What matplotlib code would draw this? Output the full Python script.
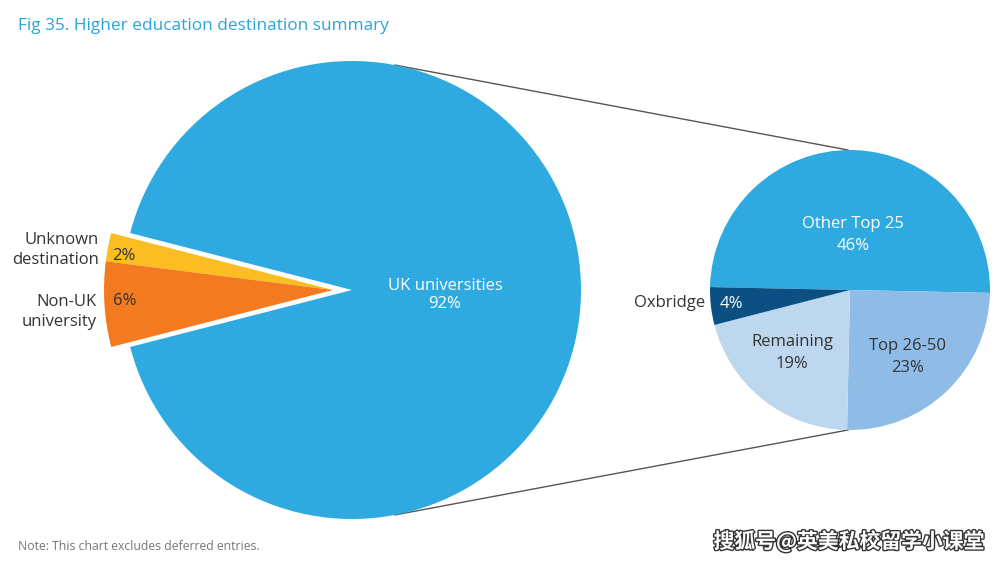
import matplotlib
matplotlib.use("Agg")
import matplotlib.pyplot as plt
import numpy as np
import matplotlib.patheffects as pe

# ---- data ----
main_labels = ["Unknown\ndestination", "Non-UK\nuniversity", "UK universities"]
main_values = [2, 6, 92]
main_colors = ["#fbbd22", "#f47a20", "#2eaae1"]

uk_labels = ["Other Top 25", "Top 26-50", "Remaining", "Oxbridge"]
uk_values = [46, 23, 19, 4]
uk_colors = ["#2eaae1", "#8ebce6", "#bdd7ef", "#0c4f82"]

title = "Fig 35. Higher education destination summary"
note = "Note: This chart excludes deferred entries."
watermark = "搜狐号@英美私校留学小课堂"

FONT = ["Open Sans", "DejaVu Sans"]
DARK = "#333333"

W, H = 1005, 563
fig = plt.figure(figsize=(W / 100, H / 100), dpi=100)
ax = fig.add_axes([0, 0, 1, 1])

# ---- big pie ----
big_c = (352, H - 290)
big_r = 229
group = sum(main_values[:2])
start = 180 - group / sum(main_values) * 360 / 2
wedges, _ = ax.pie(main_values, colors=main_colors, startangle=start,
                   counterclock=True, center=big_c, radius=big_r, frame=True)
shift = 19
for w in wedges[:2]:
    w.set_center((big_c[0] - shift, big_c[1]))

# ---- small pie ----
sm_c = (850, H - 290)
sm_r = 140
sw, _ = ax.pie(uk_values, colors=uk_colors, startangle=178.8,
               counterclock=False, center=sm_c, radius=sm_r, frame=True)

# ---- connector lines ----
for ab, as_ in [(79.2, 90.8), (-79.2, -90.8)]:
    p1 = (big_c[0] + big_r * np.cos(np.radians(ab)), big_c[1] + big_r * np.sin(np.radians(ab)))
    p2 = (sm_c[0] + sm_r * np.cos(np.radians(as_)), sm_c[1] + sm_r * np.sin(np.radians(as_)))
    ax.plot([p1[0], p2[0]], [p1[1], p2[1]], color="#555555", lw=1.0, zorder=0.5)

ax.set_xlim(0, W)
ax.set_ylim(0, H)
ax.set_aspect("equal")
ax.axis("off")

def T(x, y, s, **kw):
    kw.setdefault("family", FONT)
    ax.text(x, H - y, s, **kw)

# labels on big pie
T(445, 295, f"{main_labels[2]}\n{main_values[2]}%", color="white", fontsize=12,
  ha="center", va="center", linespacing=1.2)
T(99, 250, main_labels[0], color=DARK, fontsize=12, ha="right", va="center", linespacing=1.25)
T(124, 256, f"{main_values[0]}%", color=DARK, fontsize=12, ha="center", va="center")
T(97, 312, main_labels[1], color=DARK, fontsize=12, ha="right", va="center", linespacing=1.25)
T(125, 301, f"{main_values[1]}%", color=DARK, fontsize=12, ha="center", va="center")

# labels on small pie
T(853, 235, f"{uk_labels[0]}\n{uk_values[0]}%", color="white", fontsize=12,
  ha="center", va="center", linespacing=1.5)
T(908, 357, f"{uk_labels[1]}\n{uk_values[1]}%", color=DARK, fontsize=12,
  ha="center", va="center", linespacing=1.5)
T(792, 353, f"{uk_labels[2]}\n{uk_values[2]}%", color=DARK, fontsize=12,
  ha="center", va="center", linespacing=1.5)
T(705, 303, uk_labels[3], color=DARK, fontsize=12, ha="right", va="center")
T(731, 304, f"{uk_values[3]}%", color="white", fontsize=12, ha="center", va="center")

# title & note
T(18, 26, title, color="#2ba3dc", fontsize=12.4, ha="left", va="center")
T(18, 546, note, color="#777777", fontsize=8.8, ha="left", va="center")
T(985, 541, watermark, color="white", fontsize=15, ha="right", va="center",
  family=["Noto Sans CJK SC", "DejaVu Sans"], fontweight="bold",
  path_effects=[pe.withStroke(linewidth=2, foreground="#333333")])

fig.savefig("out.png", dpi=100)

☆ ☆ ☆ ☆ ☆

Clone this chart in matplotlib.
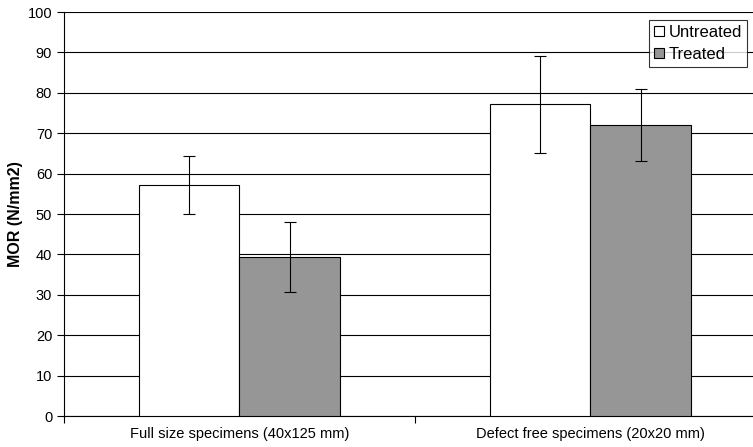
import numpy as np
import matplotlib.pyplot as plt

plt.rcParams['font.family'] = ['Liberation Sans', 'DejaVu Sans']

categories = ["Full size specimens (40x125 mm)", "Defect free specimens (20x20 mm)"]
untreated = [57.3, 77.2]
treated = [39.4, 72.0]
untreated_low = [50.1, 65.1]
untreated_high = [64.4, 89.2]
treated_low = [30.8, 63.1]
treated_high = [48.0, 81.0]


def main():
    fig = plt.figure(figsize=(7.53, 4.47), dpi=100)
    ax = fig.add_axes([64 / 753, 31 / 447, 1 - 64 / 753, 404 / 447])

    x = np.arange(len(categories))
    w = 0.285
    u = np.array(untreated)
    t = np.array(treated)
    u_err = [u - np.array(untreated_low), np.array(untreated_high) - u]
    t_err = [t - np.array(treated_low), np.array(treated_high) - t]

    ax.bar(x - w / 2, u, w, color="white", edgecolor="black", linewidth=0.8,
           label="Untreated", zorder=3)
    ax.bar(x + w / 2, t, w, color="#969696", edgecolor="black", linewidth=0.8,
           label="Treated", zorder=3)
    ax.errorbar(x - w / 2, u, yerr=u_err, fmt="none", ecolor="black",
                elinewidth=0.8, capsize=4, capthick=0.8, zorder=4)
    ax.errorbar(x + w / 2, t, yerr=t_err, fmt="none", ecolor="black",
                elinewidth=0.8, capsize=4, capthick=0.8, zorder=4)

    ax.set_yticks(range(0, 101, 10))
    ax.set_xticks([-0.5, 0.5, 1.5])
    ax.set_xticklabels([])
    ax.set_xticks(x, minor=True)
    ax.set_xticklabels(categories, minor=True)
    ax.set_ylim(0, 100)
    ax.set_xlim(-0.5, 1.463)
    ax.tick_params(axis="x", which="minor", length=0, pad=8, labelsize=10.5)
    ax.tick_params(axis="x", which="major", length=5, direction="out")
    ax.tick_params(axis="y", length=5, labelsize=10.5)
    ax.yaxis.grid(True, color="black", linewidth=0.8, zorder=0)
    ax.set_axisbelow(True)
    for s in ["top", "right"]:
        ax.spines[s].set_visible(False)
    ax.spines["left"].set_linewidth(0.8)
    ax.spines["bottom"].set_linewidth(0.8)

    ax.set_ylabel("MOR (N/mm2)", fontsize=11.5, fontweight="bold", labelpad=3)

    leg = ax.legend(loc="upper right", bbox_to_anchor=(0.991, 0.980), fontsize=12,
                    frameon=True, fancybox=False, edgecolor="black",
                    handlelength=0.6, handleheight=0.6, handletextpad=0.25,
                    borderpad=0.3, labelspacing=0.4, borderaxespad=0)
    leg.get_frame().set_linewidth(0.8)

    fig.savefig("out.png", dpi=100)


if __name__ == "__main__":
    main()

☆ ☆ ☆ ☆ ☆

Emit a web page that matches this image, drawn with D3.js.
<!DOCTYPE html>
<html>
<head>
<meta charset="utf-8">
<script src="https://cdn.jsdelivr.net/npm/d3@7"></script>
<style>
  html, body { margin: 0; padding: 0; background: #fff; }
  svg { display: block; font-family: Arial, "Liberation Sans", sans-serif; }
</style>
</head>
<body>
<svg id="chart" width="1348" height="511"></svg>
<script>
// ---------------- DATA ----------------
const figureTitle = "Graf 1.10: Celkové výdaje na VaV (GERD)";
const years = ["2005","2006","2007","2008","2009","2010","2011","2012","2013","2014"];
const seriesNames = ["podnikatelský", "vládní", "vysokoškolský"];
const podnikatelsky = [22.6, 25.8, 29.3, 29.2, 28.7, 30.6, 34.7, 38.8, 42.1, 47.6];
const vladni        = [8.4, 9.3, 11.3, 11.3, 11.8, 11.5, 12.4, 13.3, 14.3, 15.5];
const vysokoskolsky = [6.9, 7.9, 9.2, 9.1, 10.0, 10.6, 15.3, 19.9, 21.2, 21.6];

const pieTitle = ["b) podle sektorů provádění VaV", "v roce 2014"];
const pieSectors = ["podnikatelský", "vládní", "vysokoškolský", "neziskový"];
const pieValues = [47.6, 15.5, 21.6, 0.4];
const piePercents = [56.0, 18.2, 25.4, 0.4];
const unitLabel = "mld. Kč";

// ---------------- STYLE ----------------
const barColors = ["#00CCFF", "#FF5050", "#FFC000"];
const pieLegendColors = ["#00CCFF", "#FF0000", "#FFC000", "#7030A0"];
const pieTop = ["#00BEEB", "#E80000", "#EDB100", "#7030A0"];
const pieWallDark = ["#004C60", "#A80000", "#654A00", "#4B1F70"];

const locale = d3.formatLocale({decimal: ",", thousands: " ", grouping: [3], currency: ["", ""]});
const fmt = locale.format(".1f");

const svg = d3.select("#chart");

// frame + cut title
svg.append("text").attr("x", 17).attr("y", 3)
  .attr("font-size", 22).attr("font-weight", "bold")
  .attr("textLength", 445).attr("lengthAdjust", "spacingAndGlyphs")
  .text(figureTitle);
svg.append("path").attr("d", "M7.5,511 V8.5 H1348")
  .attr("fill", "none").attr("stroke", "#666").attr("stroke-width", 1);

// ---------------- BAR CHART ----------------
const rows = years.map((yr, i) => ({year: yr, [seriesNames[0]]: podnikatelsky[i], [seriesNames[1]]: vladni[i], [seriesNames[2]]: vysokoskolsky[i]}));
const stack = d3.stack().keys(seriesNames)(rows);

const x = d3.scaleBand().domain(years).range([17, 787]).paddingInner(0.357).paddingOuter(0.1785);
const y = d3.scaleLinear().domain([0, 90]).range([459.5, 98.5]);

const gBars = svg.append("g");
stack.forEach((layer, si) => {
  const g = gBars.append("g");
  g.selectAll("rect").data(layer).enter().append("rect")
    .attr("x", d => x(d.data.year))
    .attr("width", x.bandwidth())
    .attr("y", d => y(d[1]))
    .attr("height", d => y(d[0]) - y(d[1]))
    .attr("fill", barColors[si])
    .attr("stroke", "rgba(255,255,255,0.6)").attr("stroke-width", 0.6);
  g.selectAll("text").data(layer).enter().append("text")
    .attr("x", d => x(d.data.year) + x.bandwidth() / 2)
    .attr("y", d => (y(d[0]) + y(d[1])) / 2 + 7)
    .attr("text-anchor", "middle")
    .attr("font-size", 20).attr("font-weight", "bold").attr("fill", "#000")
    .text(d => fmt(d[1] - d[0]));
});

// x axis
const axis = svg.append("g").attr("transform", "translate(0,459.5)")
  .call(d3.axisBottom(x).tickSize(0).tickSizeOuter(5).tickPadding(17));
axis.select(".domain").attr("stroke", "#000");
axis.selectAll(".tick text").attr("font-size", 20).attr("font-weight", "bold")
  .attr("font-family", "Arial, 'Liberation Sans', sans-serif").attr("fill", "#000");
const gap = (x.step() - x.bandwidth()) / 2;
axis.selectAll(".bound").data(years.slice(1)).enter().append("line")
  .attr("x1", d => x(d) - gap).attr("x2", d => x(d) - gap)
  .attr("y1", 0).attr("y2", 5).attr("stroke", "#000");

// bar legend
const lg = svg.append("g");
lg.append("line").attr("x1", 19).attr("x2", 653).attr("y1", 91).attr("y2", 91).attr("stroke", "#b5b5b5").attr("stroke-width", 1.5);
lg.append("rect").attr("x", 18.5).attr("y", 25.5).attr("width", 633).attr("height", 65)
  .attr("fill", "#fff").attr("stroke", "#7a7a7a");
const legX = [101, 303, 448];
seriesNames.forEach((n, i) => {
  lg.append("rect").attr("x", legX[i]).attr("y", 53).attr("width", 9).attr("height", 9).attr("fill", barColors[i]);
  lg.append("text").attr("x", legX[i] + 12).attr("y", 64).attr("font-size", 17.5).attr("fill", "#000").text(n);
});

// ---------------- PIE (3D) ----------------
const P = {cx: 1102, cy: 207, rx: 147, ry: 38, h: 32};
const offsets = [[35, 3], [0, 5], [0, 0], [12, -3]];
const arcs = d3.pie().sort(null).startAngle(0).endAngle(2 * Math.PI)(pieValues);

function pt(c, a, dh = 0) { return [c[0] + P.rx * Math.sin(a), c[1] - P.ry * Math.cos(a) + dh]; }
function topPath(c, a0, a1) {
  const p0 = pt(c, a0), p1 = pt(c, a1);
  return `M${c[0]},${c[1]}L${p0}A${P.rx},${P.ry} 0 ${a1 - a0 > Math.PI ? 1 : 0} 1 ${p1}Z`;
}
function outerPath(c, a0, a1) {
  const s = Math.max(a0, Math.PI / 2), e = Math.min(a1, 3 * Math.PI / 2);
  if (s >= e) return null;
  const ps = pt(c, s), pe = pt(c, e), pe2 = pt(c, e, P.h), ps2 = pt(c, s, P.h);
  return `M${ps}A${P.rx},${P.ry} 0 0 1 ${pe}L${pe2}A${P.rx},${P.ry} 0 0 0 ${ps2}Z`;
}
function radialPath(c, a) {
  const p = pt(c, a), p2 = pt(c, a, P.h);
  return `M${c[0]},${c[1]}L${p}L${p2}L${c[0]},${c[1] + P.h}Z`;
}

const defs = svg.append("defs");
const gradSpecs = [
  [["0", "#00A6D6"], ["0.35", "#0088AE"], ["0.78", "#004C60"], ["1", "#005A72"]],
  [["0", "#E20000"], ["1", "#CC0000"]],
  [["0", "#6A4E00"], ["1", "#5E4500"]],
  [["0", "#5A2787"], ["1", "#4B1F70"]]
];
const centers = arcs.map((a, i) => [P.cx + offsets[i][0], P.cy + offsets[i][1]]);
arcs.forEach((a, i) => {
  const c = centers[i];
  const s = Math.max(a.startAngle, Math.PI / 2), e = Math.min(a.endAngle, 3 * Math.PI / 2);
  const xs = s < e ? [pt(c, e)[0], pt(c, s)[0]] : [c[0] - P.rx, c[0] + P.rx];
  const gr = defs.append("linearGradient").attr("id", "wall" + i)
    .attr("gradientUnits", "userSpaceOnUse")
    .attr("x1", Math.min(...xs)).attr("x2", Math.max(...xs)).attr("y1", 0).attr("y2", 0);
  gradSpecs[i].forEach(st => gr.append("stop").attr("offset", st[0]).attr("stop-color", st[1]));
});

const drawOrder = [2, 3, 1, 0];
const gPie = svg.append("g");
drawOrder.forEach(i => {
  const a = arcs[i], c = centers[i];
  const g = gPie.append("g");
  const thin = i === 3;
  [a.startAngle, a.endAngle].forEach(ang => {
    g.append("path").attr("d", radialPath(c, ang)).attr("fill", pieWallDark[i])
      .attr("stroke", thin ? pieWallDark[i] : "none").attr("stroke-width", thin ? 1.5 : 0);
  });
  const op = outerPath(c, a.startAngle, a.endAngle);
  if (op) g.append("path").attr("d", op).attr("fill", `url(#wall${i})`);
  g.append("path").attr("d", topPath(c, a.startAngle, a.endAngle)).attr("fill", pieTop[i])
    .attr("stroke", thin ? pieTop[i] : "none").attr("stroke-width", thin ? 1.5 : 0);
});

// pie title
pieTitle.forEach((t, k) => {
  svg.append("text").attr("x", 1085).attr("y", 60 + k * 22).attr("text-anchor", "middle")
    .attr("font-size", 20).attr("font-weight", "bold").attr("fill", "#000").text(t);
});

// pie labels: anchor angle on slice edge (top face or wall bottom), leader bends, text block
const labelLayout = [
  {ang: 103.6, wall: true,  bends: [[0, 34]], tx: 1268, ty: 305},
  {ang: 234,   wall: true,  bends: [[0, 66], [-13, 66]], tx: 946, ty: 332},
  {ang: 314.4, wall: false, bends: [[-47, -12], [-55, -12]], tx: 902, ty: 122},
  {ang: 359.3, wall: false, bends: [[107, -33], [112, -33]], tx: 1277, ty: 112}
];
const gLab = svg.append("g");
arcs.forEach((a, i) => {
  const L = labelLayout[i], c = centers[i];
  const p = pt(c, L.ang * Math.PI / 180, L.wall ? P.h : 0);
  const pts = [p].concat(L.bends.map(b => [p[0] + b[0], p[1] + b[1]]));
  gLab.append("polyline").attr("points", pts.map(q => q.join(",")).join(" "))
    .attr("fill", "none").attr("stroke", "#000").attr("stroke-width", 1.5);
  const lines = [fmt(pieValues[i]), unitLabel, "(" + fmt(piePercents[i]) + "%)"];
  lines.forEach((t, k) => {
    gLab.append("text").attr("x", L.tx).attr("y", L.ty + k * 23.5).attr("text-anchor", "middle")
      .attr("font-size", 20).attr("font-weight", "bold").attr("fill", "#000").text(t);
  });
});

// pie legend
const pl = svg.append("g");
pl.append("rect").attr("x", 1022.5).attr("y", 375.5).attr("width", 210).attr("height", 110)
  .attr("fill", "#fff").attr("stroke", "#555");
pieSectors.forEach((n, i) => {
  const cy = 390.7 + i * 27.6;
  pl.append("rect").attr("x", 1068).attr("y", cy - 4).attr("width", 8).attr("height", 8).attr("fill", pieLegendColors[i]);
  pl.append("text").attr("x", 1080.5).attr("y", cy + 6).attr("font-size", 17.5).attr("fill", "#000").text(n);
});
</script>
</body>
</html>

☆ ☆ ☆ ☆ ☆

*Exercise requirements*
From the listing above, restate verbatim the lines running from the one with "What matplotlib code" through the one with "ax = fig.add_axes([0, 0, 1, 1])", inclusive, but not the pictures.

*Result below*
What matplotlib code would draw this? Output the full Python script.
import matplotlib
matplotlib.use("Agg")
import matplotlib.pyplot as plt
import numpy as np
import matplotlib.patheffects as pe

# ---- data ----
main_labels = ["Unknown\ndestination", "Non-UK\nuniversity", "UK universities"]
main_values = [2, 6, 92]
main_colors = ["#fbbd22", "#f47a20", "#2eaae1"]

uk_labels = ["Other Top 25", "Top 26-50", "Remaining", "Oxbridge"]
uk_values = [46, 23, 19, 4]
uk_colors = ["#2eaae1", "#8ebce6", "#bdd7ef", "#0c4f82"]

title = "Fig 35. Higher education destination summary"
note = "Note: This chart excludes deferred entries."
watermark = "搜狐号@英美私校留学小课堂"

FONT = ["Open Sans", "DejaVu Sans"]
DARK = "#333333"

W, H = 1005, 563
fig = plt.figure(figsize=(W / 100, H / 100), dpi=100)
ax = fig.add_axes([0, 0, 1, 1])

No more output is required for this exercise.